A bag of bags of castings. These represent the standard BR roof and end detail castings. I hope you can see how clean these castings are. There is no hint of a mould line, and precious little flash. Perhaps a quick pass with a file to tidy up a moulding gate pip, but I will be willing to bet most of these parts will fit snugly in their location holes without fuss.

That's the topsides. Next, the undersides.
 

Heather Kay

Western Thunderer
The underframe is the first thing that gets built, if you don't count the bogies. As I'm not using the supplied BR1 bogies for this build, we don't count them (though I did photograph them for you to see).

003 underframe.jpg

First, the brass etch main frames. As you can see, there's plenty of careful soldering to do with all the trusses and so on. There are some components intended for brake coaches (in fact there are some components which the instructions explicitly mention to ignore depending on which type of coach you've got).

003 underframe detail.jpg

Nickel silver etch for battery boxes and other electrical gubbins. Many detail parts are formed of several laminations.

003 various underframe.jpg

Some more brass etched underframe parts, and a set of parts for bogies. I meant to keep different assembly areas separate in these shots, but I think I was confused because we had a heating engineer arrive in the middle of the shoot to fix our errant central heating. Anyway, the top etch includes the regulator cradle, and some brake parts, among others.
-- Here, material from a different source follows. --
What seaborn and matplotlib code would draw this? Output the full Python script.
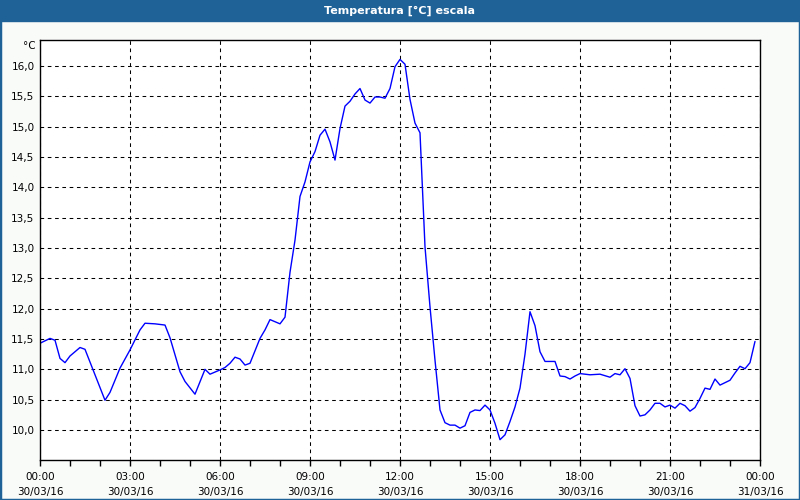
import matplotlib
matplotlib.use("Agg")
import matplotlib.pyplot as plt
import matplotlib.patches as mpatches
from matplotlib.ticker import MultipleLocator, FuncFormatter
import seaborn as sns
import pandas as pd

# --- dados (minutos desde 00:00 de 30/03/16, temperatura em °C) ---
minutes = [0, 20, 30, 40, 50, 60, 80, 90, 110, 130, 140, 160, 180, 200, 210,
           230, 250, 260, 280, 290, 310, 330, 340, 360, 370, 380, 390, 400,
           410, 420, 440, 450, 460, 480, 490, 500, 510, 520, 530, 540, 550,
           560, 570, 580, 590, 600, 610, 620, 630, 640, 650, 660, 670, 680,
           690, 700, 710, 720, 730, 740, 750, 760, 770, 780, 790, 800, 810,
           820, 830, 840, 850, 860, 870, 880, 890, 900, 910, 920, 930, 940,
           950, 960, 970, 980, 990, 1000, 1010, 1020, 1030, 1040, 1050, 1060,
           1070, 1080, 1100, 1120, 1140, 1150, 1160, 1170, 1180, 1190, 1200,
           1210, 1220, 1230, 1240, 1250, 1260, 1270, 1280, 1290, 1300, 1310,
           1320, 1330, 1340, 1350, 1360, 1370, 1380, 1390, 1400, 1410, 1420,
           1430]
temperatura = [11.43, 11.51, 11.48, 11.18, 11.11, 11.22, 11.36, 11.33, 10.91,
               10.49, 10.62, 11.02, 11.32, 11.65, 11.76, 11.75, 11.73, 11.52,
               10.96, 10.80, 10.59, 11.00, 10.92, 10.99, 11.03, 11.10, 11.20,
               11.17, 11.07, 11.10, 11.51, 11.65, 11.82, 11.75, 11.86, 12.60,
               13.13, 13.85, 14.09, 14.42, 14.59, 14.86, 14.96, 14.75, 14.45,
               14.97, 15.34, 15.42, 15.54, 15.63, 15.44, 15.39, 15.49, 15.49,
               15.47, 15.63, 15.99, 16.11, 16.03, 15.45, 15.06, 14.90, 13.02,
               12.03, 11.15, 10.33, 10.12, 10.08, 10.08, 10.03, 10.07, 10.29,
               10.33, 10.32, 10.41, 10.33, 10.11, 9.84, 9.92, 10.14, 10.38,
               10.69, 11.25, 11.95, 11.72, 11.29, 11.13, 11.13, 11.13, 10.89,
               10.88, 10.84, 10.89, 10.93, 10.91, 10.92, 10.87, 10.93, 10.91,
               11.01, 10.85, 10.40, 10.23, 10.25, 10.33, 10.44, 10.44, 10.38,
               10.41, 10.36, 10.44, 10.40, 10.31, 10.37, 10.52, 10.69, 10.67,
               10.84, 10.74, 10.78, 10.82, 10.94, 11.05, 11.01, 11.11, 11.46]

x_ticks = [0, 3, 6, 9, 12, 15, 18, 21, 24]
x_tick_labels = ["00:00\n30/03/16", "03:00\n30/03/16", "06:00\n30/03/16",
                 "09:00\n30/03/16", "12:00\n30/03/16", "15:00\n30/03/16",
                 "18:00\n30/03/16", "21:00\n30/03/16", "00:00\n31/03/16"]

TITLE = "Temperatura [°C] escala"
BAR_BLUE = "#1f6298"
BG = "#f9fbf9"

df = pd.DataFrame({"hora": [m / 60 for m in minutes], "temp": temperatura})

sns.set_style("white")
plt.rcParams["font.family"] = ["DejaVu Sans"]
plt.rcParams["text.color"] = "black"
plt.rcParams["xtick.color"] = "black"
plt.rcParams["ytick.color"] = "black"

fig = plt.figure(figsize=(8, 5), dpi=100, facecolor=BG)
ax = fig.add_axes([0.05, 0.08, 0.90, 0.84])
ax.set_facecolor("white")

sns.lineplot(data=df, x="hora", y="temp", ax=ax, color="#0000ff", linewidth=1.0)

ax.set_xlim(0, 24)
ax.set_ylim(9.505, 16.43)
ax.set_xticks(x_ticks)
ax.set_xticklabels(x_tick_labels, fontsize=7.5, linespacing=1.6)
ax.xaxis.set_minor_locator(MultipleLocator(1))
ax.yaxis.set_major_locator(MultipleLocator(0.5))
ax.yaxis.set_major_formatter(FuncFormatter(lambda v, p: f"{v:.1f}".replace(".", ",")))
ax.tick_params(axis="y", length=0, labelsize=7.5, pad=4, labelcolor="black")
ax.tick_params(axis="x", which="both", direction="out", length=4, width=1,
               color="black", bottom=True, pad=5, labelcolor="black")
ax.set_xlabel("")
ax.set_ylabel("")

ax.grid(True, which="major", color="black", linestyle=(0, (3.5, 3.5)), linewidth=0.75)
for s in ax.spines.values():
    s.set_color("black")
    s.set_linewidth(1.0)

# unidade no topo do eixo y
fig.text(36 / 800, 1 - 46 / 500, "°C", ha="right", va="center", fontsize=7.5,
         color="black")

# barra de título
fig.patches.append(mpatches.Rectangle((0, 1 - 21 / 500), 1, 21 / 500,
                                      transform=fig.transFigure, color=BAR_BLUE,
                                      zorder=0))
fig.text(0.5, 1 - 10.5 / 500, TITLE, ha="center", va="center", color="white",
         fontsize=8, fontweight="bold")
# moldura
fig.patches.append(mpatches.Rectangle((0, 0), 1, 1, transform=fig.transFigure,
                                      fill=False, edgecolor=BAR_BLUE, linewidth=2.5))

fig.savefig("out.png", dpi=100, facecolor=BG)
003 underframe detail-2.jpg

This brass etch includes parts relevant to the RMB underframe. On the right, you can see templates designed to help cut glazing to shape, as well as the gangway top cover.

003 brake and underframe castings.jpg

A bag of castings for the underframe. Vac braking system, dynamo, regulator, and a small bag of buffer beam pipework components. Mr Parkin tells me the direct admission valve pipe casting is strong enough to be tied into a knot without breaking. It will have to be formed into various curves to fit in place, so time will tell whether I manage to break it (if anyone can, I can :oops:).

003 drawbar castings.jpg

Finally, buffers and drawgear. Two different kinds of buffer are provided - depending on whether the buckeye is in use or not. You'll just make out the collars and hanging brackets, which actually function like the real McCoy.
 

Heather Kay

Western Thunderer
As this is not a standard build, and air braking and electrical heating equipment is required, Richard has sent me a baggie of JLTRT components for me to fit - once we work out where they go!

005 airbrake parts.jpg

005 various.jpg

This bag contained springs, nuts, bolts, pins, chain and various other bits to complete the model. I've not found the glazing. I'll get in touch with David and see if he doesn't mind sending me a sheet.
 

Heather Kay

Western Thunderer
Finally, running gear.

010 bogies etch.jpg

You've already seen the inner parts etch for the BR1 bogies. Here's the brass etch for the outer frames, bolsters and brake rigging.

010 bogie castings.jpg

A comprehensive set of bags of castings for the bogies, including a dynamo pulley.

010 JLTRT CW bogie.jpg

Richard has elected to run this coach on Commonwealth bogies. He's already constructed the bulk of them, from JLTRT kits. These need completing, but it's nice to see an almost working suspension system and brake shoes!

Obviously, some modification may be required to the bogie pivot area on the underframe, but I'll cover that when we get to it.

Next, I suppose, I'll start building the coach. :thumbs:
 
S

SteveO

Guest
Holy mother of God...

The one thing that springs to mind immediately is the price of these kits is a total bargain! How much does that lot weigh?
 

Heather Kay

Western Thunderer
A final note before I begin the underframe.

Back in Post #54 I outlined the work I would be doing. Having had a think, and having compared the kit couplers to the Kadees I was preparing to fit, Richard and I have agreed to go with the kit ones. The main reason is more to do with the effort involved in fitting the Kadee drag box, which may cause issues with other parts of the build. The MMP couplings, after all, are designed to fit the kit.

I did a quick test to see if the kit coupler would mate with a Kadee, and I'm happy to say it does. It might need a bit of a poke to connect properly, as there are no moving parts to the knuckle itself as there are on the Kadee. As the Kadees used so far on JLTRT builds have been modified with the uncoupler loop removed, uncoupling stock requires a manual lift, and this would be no different using the MMP coupler.
 

Steve Cook

Flying Squad
Thanks for taking and showing those photos Heather, another one of those 'anticipation' kits :)
It all looks to be very nice indeed David. Very nice.
Thank goodness its only available in 7mm :oops:
Steve
 

richard carr

Western Thunderer
Dave

I will have a look, approximately how big would it be ?

Your kits are a bit a of bargain especially when you look at the kit cost per hour of build time, I just wish I had more time to spend building them. Retirement is at least 10 years away.


Richard
 

djparkins

Western Thunderer
Dave

I will have a look, approximately how big would it be ?

Your kits are a bit a of bargain especially when you look at the kit cost per hour of build time, I just wish I had more time to spend building them. Retirement is at least 10 years away.


Richard

Richard -

I'm pleased to say mine is rather rather less than 10 years away! Cobex around 12"x8" backed with paper. If you cannot find it I'll send another sheet to Heather when she needs it - around 3-4 years time I guess!